Financial Aid administrator Brian Nguyen acknowledged that many SAC students are stuck because of this issue. His office has held more FAFSA workshops since the one Duarte attended in January, but the staff has struggled to help students completely submit the form. 

“The directive as of right now is for the students to come here to see what we can do to help,” said Nguyen. “But as far as what the Department of Education has officially released, they haven’t updated that part of the application yet.”

According to Nguyen’s internal briefing, the Department of Education released an official statement only available to college administrators. They are aware of the situation at hand, and they are working on it.
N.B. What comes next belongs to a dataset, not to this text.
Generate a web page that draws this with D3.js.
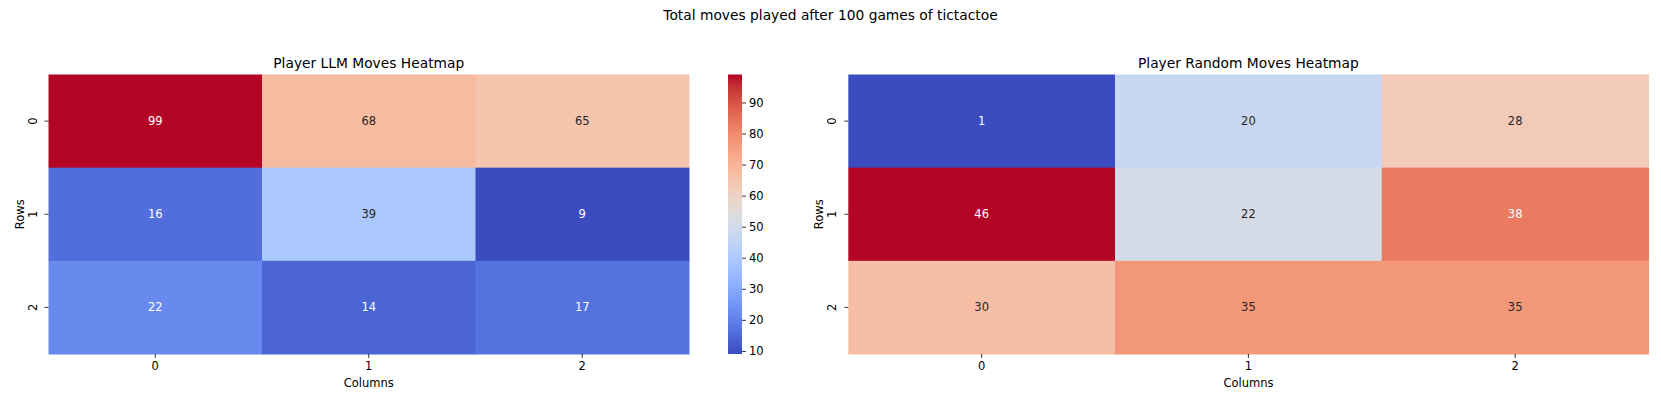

The Department of Education estimates any feedback or status changes in troubleshooting to be announced in mid to late March.

The Department of Education isn’t planning on providing any kind of feedback until closer to maybe mid to late March, and that’s just their estimation.

Other students with undocumented parents have opted to avoid the frustration and just wait to complete the new 2024-25 FAFSA until the bugs are fixed.

“I haven’t even started the application because of all the errors on the website so I’m waiting until they fix all that before I start it,” said Leslie Santana, an undecided major.

Students are left to continue waiting and worrying about paying out of pocket tuition to finish their educational plans, without knowing their financial award status and if their University will honor the late FAFSA form submission. 

This week, the Department of Education announced they processed the first batch of student records to a few dozen colleges and universities.

“Don’t worry about the deadlines. All the schools are aware of it,” said Nguyen. “The government is aware of it and they’re gonna work with everybody because they want to give out the money, they want to do it.”